Dated:  November 25, 2009                                       COZEN O’CONNOR

           

 

                                                                                    /s/ John T. Carroll, III                        

                                                                                    John T. Carroll, III (DE 4060)

                                                                                    1201 N. Market Street

                                                                                    Suite 1400

                                                                                    Wilmington, DE  19801

                                                                                    Telephone:  (302) 295-2028

                                                                                    Facsimile:    (302) 295-2013

                                                                                   

                                                                                    and

 

                                                                                    Eric L. Scherling

                                                                                    1900 Market Street

                                                                                    Philadelphia, PA 19103

                                                                                    Telephone:  (215) 665-2042

                                                                                    Facsimile:   (215) 701-2081

 

                                                                        Counsel to Chapter 7 Trustee,

                                                                        George L. Miller


UNITED STATES BANKRUPTCY COURT

FOR THE DISTRICT OF DELAWARE

 

In re:

 

AMERICAN BUSINESS FINANCIAL SERVICES, INC., et al.,

 

                        Debtors. [11]

:

::::

:

:

Chapter 7

 

Case No. 05-10203 (MFW)

 

Jointly Administered

 

Related Doc.
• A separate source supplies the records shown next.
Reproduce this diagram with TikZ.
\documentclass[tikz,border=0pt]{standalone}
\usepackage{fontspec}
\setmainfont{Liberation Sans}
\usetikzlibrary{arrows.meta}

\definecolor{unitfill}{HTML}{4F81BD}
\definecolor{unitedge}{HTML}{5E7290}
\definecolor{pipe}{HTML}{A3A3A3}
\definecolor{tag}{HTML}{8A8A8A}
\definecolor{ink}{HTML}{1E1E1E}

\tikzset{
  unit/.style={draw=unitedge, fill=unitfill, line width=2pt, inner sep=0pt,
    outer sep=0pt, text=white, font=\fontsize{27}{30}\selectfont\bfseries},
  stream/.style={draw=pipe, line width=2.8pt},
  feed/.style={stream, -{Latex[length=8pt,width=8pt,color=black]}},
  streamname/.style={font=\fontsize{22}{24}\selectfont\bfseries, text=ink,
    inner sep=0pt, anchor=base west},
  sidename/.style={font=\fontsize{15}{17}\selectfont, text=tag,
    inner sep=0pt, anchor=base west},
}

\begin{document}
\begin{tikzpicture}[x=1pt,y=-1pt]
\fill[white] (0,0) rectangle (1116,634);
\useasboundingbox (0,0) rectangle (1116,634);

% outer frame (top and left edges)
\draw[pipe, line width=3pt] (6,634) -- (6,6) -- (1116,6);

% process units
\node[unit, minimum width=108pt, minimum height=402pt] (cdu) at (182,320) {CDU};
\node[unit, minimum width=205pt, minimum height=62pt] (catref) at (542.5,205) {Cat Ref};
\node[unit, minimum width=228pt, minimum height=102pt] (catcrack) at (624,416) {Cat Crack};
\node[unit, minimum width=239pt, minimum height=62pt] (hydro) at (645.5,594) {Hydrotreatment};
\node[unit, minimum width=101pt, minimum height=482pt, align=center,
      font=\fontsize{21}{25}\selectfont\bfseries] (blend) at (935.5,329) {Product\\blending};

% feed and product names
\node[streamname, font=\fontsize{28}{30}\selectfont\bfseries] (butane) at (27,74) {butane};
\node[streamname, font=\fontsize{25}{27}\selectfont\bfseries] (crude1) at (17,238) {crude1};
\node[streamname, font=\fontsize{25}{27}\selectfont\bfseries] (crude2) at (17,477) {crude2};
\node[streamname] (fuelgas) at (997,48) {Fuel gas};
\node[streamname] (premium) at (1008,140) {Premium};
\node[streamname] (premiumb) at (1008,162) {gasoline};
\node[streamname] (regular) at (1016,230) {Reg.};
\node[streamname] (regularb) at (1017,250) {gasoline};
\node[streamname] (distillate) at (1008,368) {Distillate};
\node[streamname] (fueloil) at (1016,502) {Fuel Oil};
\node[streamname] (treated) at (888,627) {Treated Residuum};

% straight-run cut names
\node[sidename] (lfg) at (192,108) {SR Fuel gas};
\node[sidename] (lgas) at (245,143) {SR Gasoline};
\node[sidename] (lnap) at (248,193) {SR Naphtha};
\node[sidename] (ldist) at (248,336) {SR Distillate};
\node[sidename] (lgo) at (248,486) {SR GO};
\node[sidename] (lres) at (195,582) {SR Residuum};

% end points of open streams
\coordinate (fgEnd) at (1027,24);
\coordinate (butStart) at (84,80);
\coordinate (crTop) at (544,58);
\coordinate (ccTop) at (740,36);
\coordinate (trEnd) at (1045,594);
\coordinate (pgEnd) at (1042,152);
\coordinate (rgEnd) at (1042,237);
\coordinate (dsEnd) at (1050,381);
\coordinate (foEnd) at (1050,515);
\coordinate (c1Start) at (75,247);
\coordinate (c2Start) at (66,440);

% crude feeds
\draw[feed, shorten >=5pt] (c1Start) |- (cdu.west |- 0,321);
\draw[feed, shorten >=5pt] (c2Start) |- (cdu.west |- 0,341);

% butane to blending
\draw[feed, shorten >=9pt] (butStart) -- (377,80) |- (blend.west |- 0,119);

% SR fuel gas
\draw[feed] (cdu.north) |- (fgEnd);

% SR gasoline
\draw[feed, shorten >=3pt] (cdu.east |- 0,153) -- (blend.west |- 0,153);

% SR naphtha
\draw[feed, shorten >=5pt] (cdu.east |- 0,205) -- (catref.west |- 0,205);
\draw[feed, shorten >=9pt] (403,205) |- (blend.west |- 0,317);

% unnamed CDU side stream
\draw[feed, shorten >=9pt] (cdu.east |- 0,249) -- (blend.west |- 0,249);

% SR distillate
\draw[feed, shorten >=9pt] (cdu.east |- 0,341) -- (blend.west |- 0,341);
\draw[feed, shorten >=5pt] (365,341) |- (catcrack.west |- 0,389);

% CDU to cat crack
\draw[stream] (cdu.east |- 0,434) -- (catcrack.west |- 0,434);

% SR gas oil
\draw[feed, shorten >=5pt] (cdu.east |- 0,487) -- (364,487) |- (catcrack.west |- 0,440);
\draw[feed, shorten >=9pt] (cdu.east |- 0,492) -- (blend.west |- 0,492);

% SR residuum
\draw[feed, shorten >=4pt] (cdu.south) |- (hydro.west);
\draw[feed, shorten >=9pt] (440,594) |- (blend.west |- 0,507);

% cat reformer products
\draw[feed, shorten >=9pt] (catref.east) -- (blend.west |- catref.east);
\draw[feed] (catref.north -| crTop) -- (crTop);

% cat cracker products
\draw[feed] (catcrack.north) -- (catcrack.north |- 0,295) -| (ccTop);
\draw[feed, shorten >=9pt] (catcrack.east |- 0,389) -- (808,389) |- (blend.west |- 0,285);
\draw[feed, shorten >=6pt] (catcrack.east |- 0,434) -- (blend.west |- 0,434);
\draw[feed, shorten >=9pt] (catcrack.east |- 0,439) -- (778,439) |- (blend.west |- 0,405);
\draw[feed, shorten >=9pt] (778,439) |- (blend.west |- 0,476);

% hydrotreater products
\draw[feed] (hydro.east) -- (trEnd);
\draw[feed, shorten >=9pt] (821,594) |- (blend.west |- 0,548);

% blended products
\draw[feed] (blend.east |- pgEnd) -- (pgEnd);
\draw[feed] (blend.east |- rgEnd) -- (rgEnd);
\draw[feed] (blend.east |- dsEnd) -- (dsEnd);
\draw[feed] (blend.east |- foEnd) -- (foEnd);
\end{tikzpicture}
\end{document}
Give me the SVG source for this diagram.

No. 4789

 

ORDER DENYING MOTION OF LAW DEBENTURE TRUST COMPANY OF NEW YORK, AS INDENTURE TRUSTEE, AND WELLS FARGO BANK, NATIONAL ASSOCIATION, AS INDENTURE TRUSTEE, FOR THE ENTRY OF AN ORDER AUTHORIZING THE CHAPTER 7 TRUSTEE TO DISTRIBUTE FUNDS IN ACCORDANCE WITH SETTLEMENT AGREEMENT

 

 

            AND NOW this ____________ day of ________________________, 2009 upon consideration of the Motion of Law Debenture Trust Company of New York, as Indenture Trustee, and Wells Fargo Bank, National Association, as Indenture Trustee, for Entry of an Order Authorizing the Chapter 7 Trustee to Distribute Funds in Accordance with Settlement Agreement [Docket No. 4789] (the “Motion”)[12] filed in the above matter, and the Court having considered the objection filed by the Trustee to the Motion and Chapter 7 Trustee’s Request for an Order Directing Collateralized Sub-Debt Trustees to Return all Litigation Proceeds and other sums Previously Paid by the Trustee and Debtors Pending Further Order of this Court (the “Objection”),  it is hereby

            ORDERED that the Motion is DENIED; and it is

            FURTHER ORDERED that Law Debenture Trust Company of New York, and Wells Fargo Bank, National Association are hereby ordered to return to the Trustee all Litigation Proceeds and other funds which they have received from the Trustee and the Debtors to date together with accrued interest at the federal funds rate within ten (10) days of entry of this Order, which funds the Trustee will hold in a segregated account pending further Order of the Court. 

 

                                                                                    BY THE COURT:

 

 

                                                                                    ______________________________

                                                                                    The Honorable Mary F. Walrath

                                                                                    United States Bankruptcy Court Judge

 

 

 

 

 

 

 

 

 

 

 

 

 

 

 

 

 

 

 

 

 

 

 

 



[1]           American Business Financial Services, Inc, Case No. 05-10203, Tiger Relocation Company, Case No. 05-10204, American Business Credit, Inc., Case No. 05-10206, Home American Credit, Inc., Case No. 05-10207, American Business Mortgage Services, Inc., Case No. 05-10208 and ABFS Consolidated Holdings, Inc., Case No. 05-10217.

 

[2]             Capitalized terms not otherwise defined herein shall have the meanings ascribed to them in the Motion.

[3]           To date, the Trustee has paid to the Collateralized Sub-debt Trustees a total of $5,411,047.44 on account of Litigation Proceeds and proceeds from ABFS 2003-2, Inc.

 

[4]           Copies of the Indentures are attached hereto as Exhibits “A” and “B.”

 

[5]           The Trustee proposes to hold the returned funds in a segregated account pending the determination of the Collateralized Sub-debt Trustees’s entitlement to fees and expenses and the planned disbursement of the funds to the Collateralized Noteholders.

 

[6]           A copy of the Settlement Agreement is attached hereto as Exhibit “C.”

[7]           To the extent the Litigation Proceeds remain held by the Trustee the funds are subject to the Trustee’s bonding requirements under 11 U.S.C. 327(a) and the deposit and investment restrictions of 11 U.S.C. 345, whereas the funds are not subject to these requirements once released to the Collateralized Sub-debt Trustees.  

 

[8]           Copies of the Wells Fargo Proof of Claim and Law Debenture Proof of Claim are attached hereto as Exhibits “D” and “E” respectively.

[9]           Copies of the First Greenwich Stipulation and the Second Greenwich Stipulation are attached hereto as Exhibits “F” and “G” respectively.

[10]          The premature nature of the Motion is highlighted by the fact that the Trustee as of the date of this Objection has not yet even received in full the proceeds of the FID Settlement.

 

[11]           American Business Financial Services, Inc, Case No. 05-10203, Tiger Relocation Company, Case No. 05-10204, American Business Credit, Inc., Case No. 05-10206, Home American Credit, Inc., Case No. 05-10207, American Business Mortgage Services, Inc., Case No. 05-10208 and ABFS Consolidated Holdings, Inc., Case No. 05-10217.

 

[12]           Capitalized terms not otherwise defined herein shall have the meanings ascribed to them in the Motion.